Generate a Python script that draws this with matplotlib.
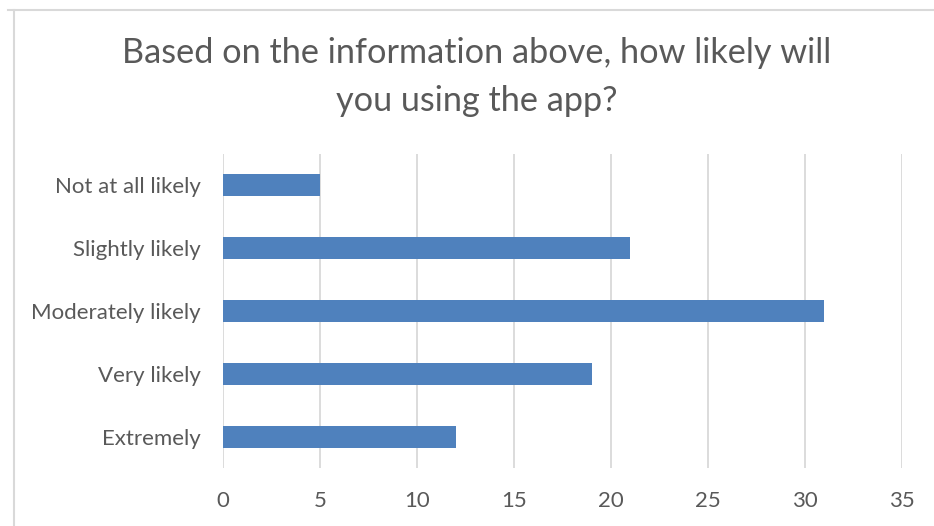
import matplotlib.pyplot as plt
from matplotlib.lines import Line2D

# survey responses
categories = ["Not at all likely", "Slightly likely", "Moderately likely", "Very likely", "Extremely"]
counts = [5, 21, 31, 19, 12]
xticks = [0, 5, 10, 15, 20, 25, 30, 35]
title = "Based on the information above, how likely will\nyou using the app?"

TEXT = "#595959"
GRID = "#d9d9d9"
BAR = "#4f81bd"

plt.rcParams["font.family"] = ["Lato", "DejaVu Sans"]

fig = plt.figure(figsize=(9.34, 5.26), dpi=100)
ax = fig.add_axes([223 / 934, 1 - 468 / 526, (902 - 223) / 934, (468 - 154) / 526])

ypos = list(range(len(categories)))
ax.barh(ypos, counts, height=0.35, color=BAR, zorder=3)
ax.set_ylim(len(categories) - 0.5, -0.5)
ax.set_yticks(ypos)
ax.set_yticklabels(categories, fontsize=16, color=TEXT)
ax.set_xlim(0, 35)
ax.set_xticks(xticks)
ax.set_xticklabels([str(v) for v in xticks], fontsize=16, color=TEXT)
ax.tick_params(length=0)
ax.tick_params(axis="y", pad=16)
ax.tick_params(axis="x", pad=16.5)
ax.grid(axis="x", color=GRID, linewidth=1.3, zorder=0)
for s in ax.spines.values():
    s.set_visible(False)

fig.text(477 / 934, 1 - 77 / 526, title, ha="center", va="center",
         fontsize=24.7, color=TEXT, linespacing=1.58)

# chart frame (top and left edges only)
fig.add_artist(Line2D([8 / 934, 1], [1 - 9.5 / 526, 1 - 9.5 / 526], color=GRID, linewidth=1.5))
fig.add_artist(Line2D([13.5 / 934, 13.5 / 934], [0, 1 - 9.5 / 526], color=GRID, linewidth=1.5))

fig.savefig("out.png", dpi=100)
----------
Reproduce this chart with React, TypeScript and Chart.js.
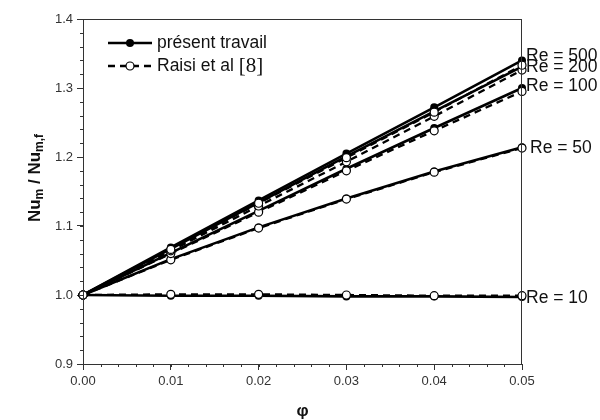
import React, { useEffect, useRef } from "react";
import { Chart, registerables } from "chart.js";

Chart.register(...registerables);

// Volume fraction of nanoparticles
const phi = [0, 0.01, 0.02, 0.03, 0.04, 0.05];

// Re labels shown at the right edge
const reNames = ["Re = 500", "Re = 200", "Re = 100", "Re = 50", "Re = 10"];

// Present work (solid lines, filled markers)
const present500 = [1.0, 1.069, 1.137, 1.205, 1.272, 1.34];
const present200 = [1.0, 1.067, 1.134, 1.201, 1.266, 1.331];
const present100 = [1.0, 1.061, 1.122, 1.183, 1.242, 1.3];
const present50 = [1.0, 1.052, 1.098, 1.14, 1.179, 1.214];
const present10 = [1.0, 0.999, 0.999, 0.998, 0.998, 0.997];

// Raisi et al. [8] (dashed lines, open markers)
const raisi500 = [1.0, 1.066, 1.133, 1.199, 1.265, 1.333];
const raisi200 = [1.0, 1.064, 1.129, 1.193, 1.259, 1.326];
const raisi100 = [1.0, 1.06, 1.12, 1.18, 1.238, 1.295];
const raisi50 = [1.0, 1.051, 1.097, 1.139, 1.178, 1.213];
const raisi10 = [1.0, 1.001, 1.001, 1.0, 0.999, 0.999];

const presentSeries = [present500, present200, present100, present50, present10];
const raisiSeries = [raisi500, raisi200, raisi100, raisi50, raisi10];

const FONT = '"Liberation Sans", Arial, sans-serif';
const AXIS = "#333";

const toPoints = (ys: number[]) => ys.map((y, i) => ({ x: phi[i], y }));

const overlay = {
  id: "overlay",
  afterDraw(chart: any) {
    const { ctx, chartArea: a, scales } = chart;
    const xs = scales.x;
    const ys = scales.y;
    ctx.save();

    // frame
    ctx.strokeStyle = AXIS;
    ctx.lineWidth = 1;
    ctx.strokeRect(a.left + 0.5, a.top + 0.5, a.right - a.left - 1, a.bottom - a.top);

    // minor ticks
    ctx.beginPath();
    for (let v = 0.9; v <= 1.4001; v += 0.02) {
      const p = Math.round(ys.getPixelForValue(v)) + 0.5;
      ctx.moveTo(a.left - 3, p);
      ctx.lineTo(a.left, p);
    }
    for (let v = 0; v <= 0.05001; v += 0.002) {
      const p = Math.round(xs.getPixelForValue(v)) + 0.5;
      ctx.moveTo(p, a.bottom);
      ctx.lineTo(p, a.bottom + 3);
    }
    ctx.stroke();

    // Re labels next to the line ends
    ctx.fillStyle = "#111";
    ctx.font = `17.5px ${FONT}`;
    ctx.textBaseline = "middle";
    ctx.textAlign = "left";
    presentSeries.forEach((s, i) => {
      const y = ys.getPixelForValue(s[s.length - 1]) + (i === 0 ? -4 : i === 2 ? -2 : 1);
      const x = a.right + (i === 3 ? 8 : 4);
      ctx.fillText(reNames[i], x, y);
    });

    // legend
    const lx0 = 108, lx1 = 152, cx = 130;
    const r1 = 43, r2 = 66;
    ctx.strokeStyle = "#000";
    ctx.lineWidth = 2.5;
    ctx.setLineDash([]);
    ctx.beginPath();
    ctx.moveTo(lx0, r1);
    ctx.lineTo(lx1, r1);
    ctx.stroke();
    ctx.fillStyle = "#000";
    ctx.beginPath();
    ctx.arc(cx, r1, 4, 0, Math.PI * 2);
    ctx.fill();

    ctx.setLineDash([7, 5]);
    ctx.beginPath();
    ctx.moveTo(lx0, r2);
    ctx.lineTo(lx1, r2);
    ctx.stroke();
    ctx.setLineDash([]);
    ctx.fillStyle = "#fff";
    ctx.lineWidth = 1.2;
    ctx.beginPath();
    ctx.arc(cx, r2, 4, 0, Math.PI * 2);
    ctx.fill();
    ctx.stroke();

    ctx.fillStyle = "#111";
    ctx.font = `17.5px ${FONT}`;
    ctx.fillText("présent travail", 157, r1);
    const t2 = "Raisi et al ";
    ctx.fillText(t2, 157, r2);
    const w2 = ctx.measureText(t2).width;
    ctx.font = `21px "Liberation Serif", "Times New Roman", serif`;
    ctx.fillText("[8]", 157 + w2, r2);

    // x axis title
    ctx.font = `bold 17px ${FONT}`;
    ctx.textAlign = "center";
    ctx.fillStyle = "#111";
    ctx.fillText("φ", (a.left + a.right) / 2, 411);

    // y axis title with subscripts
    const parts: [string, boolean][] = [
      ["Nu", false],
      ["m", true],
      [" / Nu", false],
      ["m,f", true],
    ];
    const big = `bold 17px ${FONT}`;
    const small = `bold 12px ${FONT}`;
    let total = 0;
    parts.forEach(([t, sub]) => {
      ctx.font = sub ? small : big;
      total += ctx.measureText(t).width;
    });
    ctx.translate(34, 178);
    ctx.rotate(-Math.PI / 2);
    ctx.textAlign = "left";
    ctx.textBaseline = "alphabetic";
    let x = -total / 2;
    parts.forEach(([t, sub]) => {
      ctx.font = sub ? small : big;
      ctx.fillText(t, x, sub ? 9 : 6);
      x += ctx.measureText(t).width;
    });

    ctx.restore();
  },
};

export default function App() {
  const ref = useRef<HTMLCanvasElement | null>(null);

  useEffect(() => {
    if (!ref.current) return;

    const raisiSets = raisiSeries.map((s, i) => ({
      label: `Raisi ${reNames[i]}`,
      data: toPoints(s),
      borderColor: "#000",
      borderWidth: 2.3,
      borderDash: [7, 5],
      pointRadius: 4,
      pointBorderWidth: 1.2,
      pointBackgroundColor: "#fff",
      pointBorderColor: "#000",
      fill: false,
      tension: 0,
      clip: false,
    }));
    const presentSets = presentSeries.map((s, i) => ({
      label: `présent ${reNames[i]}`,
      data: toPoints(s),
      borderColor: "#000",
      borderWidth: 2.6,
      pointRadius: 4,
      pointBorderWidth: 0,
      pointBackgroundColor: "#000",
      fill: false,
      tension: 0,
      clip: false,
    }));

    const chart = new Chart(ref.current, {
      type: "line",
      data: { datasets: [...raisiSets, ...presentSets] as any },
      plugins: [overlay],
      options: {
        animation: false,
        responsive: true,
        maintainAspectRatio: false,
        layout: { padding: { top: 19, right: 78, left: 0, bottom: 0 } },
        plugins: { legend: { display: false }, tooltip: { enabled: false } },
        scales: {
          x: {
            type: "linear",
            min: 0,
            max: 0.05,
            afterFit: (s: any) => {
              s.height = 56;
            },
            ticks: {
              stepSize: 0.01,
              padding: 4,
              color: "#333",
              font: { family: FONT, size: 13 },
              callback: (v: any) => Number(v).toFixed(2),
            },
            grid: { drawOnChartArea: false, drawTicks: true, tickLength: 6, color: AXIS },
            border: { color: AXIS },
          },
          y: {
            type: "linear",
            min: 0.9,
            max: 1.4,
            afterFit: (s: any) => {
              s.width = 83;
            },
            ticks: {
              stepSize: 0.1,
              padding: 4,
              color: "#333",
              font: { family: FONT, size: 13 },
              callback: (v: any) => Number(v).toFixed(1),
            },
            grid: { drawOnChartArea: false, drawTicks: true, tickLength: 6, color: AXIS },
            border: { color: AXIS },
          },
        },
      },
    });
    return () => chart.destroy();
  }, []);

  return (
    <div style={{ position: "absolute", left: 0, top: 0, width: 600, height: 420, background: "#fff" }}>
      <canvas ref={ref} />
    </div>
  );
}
----------
## WORK TO DO
State how many lines include the string "matplotlib". Give no other information.

## TASK RESULT
3